When I bid on the auction it had 11 minutes left and it was at $20.00. I tried to figure out the yield real quick and if I would make money or not and figured I would go up to $27.00 and that would be for a breakeven amount. I'm not really looking to make money but I don't want to lose either. I'm just looking for material to play with and have been getting most of mine for free but it's taking forever to get enough material to run on my own. seems like I have to buy some here and there when things are slow. I think I did all right with this auction but you guy's are the experts. I'm sure I'll get made fun of for something.

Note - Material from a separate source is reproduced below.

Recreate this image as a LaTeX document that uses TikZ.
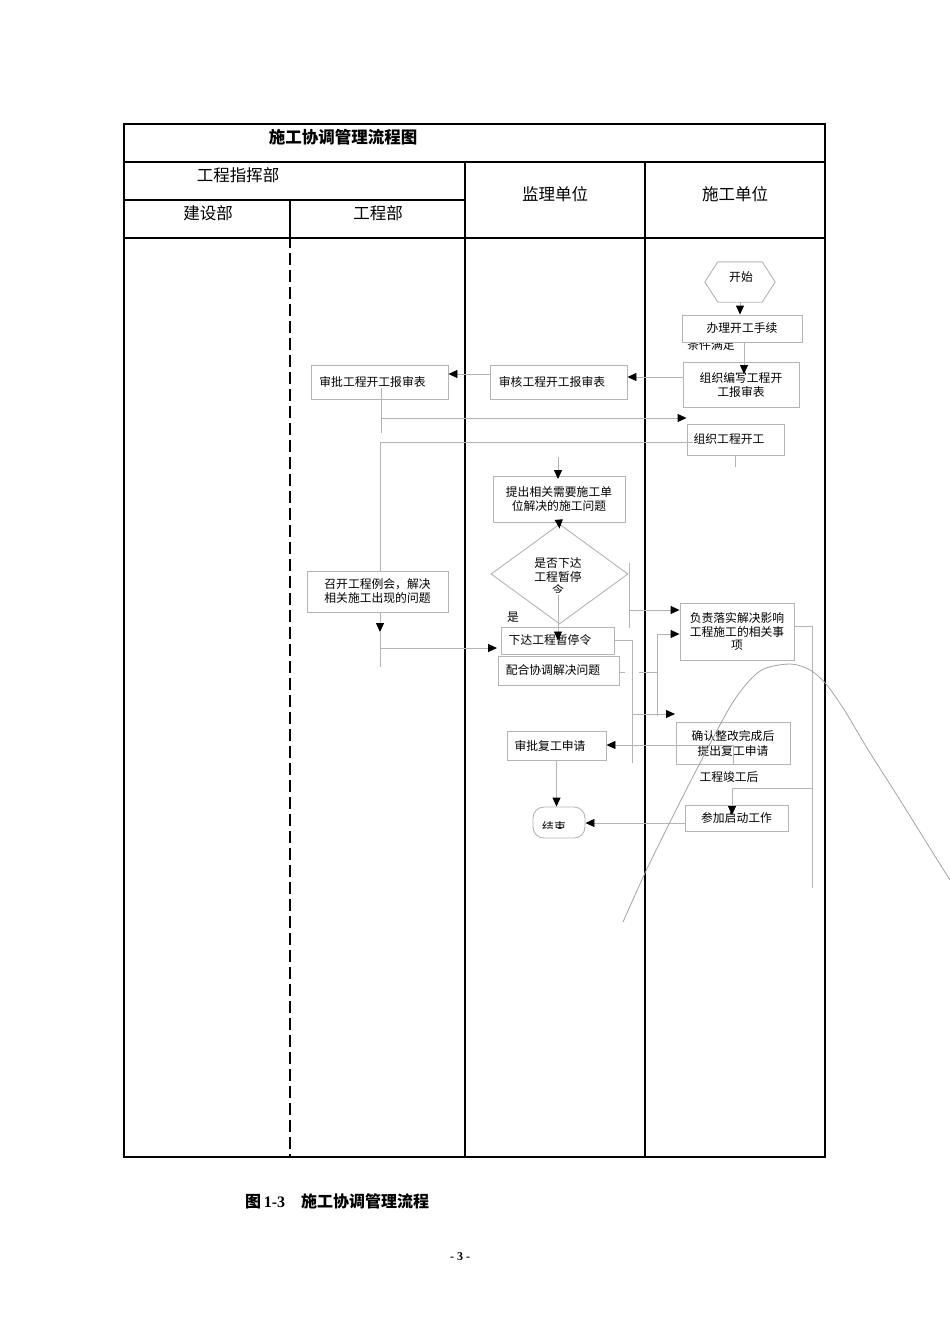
\documentclass[tikz,border=0pt]{standalone}
\usepackage{fontspec}
\setmainfont{Noto Sans CJK SC}
\newfontfamily\tnr{Liberation Serif}
\usetikzlibrary{arrows.meta,shapes.geometric,calc}
\pgfdeclarelayer{bg}
\pgfsetlayers{bg,main}
\definecolor{lg}{HTML}{B4B4B4}
\definecolor{cg}{HTML}{A4A4A4}
\begin{document}
\begin{tikzpicture}[x=1pt,y=-1pt,
  frame/.style={line width=2.6pt, black},
  boxn/.style={draw=lg, line width=0.9pt, fill=white, inner sep=0pt, align=center, font=\fontsize{11.8pt}{14pt}\selectfont},
  conn/.style={draw=lg, line width=0.9pt},
  arr/.style={conn, -{Triangle[length=9pt,width=8pt,black]}},
  lbl/.style={inner sep=0pt, align=center, font=\fontsize{11.8pt}{14pt}\selectfont},
  head/.style={inner sep=0pt, font=\fontsize{16.5pt}{18pt}\selectfont},
]
\useasboundingbox (0,0) rectangle (950,1344);

% ---------- table frame ----------
\begin{pgfonlayer}{bg}
\fill[white] (0,0) rectangle (950,1344);
\draw[frame] (124,124) rectangle (825,1157);
\draw[frame] (124,162) -- (825,162);
\draw[frame] (124,200) -- (465,200);
\draw[frame] (124,238) -- (825,238);
\draw[frame] (465,162) -- (465,1157);
\draw[frame] (645,162) -- (645,1157);
\draw[frame] (290,200) -- (290,238);
\draw[frame, dash pattern=on 12pt off 5pt, dash phase=2pt] (290,238) -- (290,1157);
\end{pgfonlayer}

% ---------- headers ----------
\node[head] (tt) at (343,137) {\bfseries 施工协调管理流程图};
\node[head] (h1) at (238,175) {工程指挥部};
\node[head] (h2) at (208,213) {建设部};
\node[head] (h3) at (378,213) {工程部};
\node[head] (h4) at (555,194) {监理单位};
\node[head] (h5) at (735,194) {施工单位};

% ---------- start ----------
\node[inner sep=0pt, minimum width=70pt, minimum height=40pt] (start) at (740,282) {};
\draw[conn] (start.west) -- ([xshift=13pt]start.north west) -- ([xshift=-13pt]start.north east) -- (start.east) -- ([xshift=-13pt]start.south east) -- ([xshift=13pt]start.south west) -- cycle;
\node[lbl] (starttxt) at (741,277) {开始};

% ---------- boxes ----------
\begin{scope}
\clip (680,342.5) rectangle (760,360);
\node[lbl] (cond) at (711,345) {条件满足};
\end{scope}
\node[boxn, minimum width=120pt, minimum height=27pt] (b1) at (742,328.5) {办理开工手续};
\node[boxn, minimum width=116pt, minimum height=45pt] (b2) at (741,384.5) {组织编写工程开\\工报审表};
\node[boxn, minimum width=137pt, minimum height=34pt] (b3) at (558.5,382) {审核工程开工报审表\rule{13pt}{0pt}};
\node[boxn, minimum width=137pt, minimum height=34pt] (b4) at (379.5,382) {审批工程开工报审表\rule{14pt}{0pt}};
\node[boxn, minimum width=97pt, minimum height=31pt] (b5) at (735.5,439.5) {组织工程开工\rule{13pt}{0pt}};
\node[boxn, minimum width=132pt, minimum height=46pt] (b6) at (559,499) {提出相关需要施工单\\位解决的施工问题};
\node[draw=lg, line width=0.9pt, fill=white, diamond, inner sep=0pt, minimum width=137pt, minimum height=100pt] (dec) at (559.5,574) {};
\node[lbl] (dectxt) at (558,570.5) {是否下达\\工程暂停};
\begin{scope}
\clip (520,580) rectangle (600,592);
\node[lbl] (ling) at (558,590) {令};
\end{scope}
\node[lbl] (yes) at (513,617) {是};
\node[boxn, minimum width=113pt, minimum height=27pt] (b7) at (557.5,640.5) {下达工程暂停令\rule{15pt}{0pt}};
\node[boxn, minimum width=121pt, minimum height=29pt] (b8) at (558.5,670.5) {配合协调解决问题\rule{11pt}{0pt}};
\node[boxn, minimum width=141pt, minimum height=41pt] (b9) at (377.5,591.5) {召开工程例会，解决\\相关施工出现的问题};
\node[boxn, minimum width=114pt, minimum height=57pt, font=\fontsize{11.8pt}{13.5pt}\selectfont] (b10) at (737,631.5) {负责落实解决影响\\工程施工的相关事\\项};
\node[boxn, fill=none, minimum width=114pt, minimum height=42pt, font=\fontsize{11.8pt}{15pt}\selectfont] (b11) at (733,743) {确认整改完成后\\提出复工申请};
\node[boxn, minimum width=99pt, minimum height=29pt] (b12) at (556.5,745.5) {审批复工申请\rule{13pt}{0pt}};
\node[draw=lg, line width=0.9pt, fill=white, rounded corners=11pt, minimum width=52pt, minimum height=31pt, inner sep=0pt] (fin) at (559,822.5) {};
\begin{scope}
\clip (536,810) rectangle (582,828.5);
\node[lbl] (fintxt) at (554,826.5) {结束};
\end{scope}
\node[lbl] (done) at (729,777) {工程竣工后};
\node[boxn, minimum width=103pt, minimum height=26pt] (b13) at (736.5,818) {参加启动工作};

% ---------- coordinates ----------
\coordinate (k1) at (744,374);
\coordinate (j1) at (381,418);
\coordinate (j2) at (380,442);
\coordinate (j3) at (380,632);
\coordinate (j4) at (380,648);
\coordinate (j5) at (380,667);
\coordinate (t7) at (497,648);
\coordinate (k2) at (558,457);
\coordinate (k3) at (558,479);
\coordinate (k4) at (558,595);
\coordinate (k5) at (629,563);
\coordinate (k6) at (629,628);
\coordinate (k7) at (629,610);
\coordinate (k9) at (632,763);
\coordinate (k10) at (632,714);
\coordinate (t10) at (675,714);
\coordinate (k11) at (639,672);
\coordinate (k12) at (657,672);
\coordinate (k13) at (657,634);
\coordinate (k14) at (657,716);
\coordinate (k15) at (812,626);
\coordinate (k16) at (812,888);
\coordinate (k17) at (812,788);
\coordinate (k18) at (732,788);

% ---------- connectors ----------
\draw[arr] (start.south) -- (start.south |- b1.north);
\draw[arr] (b1.south -| k1) -- (k1);
\draw[arr] ([yshift=7.5pt]b2.west) -- ([yshift=5pt]b3.east);
\draw[arr] ([yshift=8pt]b3.west) -- ([yshift=8pt]b4.east);
\draw[conn] ([xshift=1.5pt,yshift=-6pt]b4.center) -- (381,433);
\draw[arr] (j1) -- (j1 -| b5.west);
\draw[conn] ([xshift=6pt,yshift=-2.5pt]b5.west) -- (j2);
\begin{pgfonlayer}{bg}
\draw[arr] (j2) -- (j3);
\draw[conn] (j3) -- (j5);
\end{pgfonlayer}
\draw[arr] (j4) -- (t7);
\draw[conn] (b5.south) -- ++(0,12);
\draw[arr] (k2) -- (k3);
\draw[arr] (b6.south) -- ([yshift=-5pt]dec.north);
\draw[arr] (k4) -- (k4 |- b7.center);
\draw[conn] (k5) -- (k6);
\draw[arr] (k7) -- (k7 -| b10.west);
\draw[conn] (b7.east) -- (b7.east -| k9) -- (k9);
\draw[arr] (k10) -- (t10);
\draw[conn] ([yshift=-1.5pt]b8.east) -- ++(6,0);
\draw[conn] (k11) -- (k12);
\draw[conn] (k13) -- (k14);
\draw[arr] (k13) -- (k13 -| b10.west);
\draw[arr] (b11.south) -- ([yshift=-2pt]b11.center) -- ([yshift=-2pt]b11.center -| b12.east);
\draw[arr] (b12.south) -- (b12.south |- fin.north);
\draw[conn] ([yshift=5.5pt]b10.east) -- (k15) -- (k16);
\draw[arr] (k17) -- (k18) -- ([yshift=3pt]b13.center -| k18);
\draw[arr] ([yshift=-5pt]b13.west) -- ([yshift=-5pt]b13.west -| fin.east);

% ---------- stray curve ----------
\draw[cg, line width=0.8pt] plot[smooth, tension=0.5] coordinates {(623,922) (645,873) (672,818) (700,763) (733,702) (760,671) (790,664) (810,670) (826,684) (845,711) (867,748) (900,800) (933,853) (950,880)};

% ---------- caption ----------
\node[inner sep=0pt, anchor=west, font=\fontsize{16pt}{18pt}\selectfont\bfseries] (cap) at (245,1201) {图\,{\tnr\bfseries 1-3}\quad 施工协调管理流程};
\node[inner sep=0pt, font=\fontsize{12pt}{14pt}\selectfont\tnr\bfseries] (pg) at (460,1257) {- 3 -};
\end{tikzpicture}
\end{document}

http://www.ebay.com/itm/321140477683?ssPageName=STRK:MEWNX:IT&_trksid=p3984.m1497.l2649


----------



## jeneje (Jun 17, 2013)

Just a question here, am I wrong - but have the pins been removed?
ken


----------



## solar_plasma (Jun 17, 2013)

10 good ones = 1,2g, the rest low yield - my guess


----------



## pimpneightez (Jun 17, 2013)

I hope the pins haven't been removed. I was kinda counting them into the equation. I didn't pay yet so I'll shot the seller a message and make sure. From the picture it's deceiving. It's blurry and some look like they have them and some don't.


----------



## pimpneightez (Jun 18, 2013)

Seller assured me they were all together no pins have been taken off.


----------



## jeneje (Jun 18, 2013)

pimpneightez said:


> Seller assured me they were all together no pins have been taken off.


That good, you should make money off of them, good buy.
Ken


----------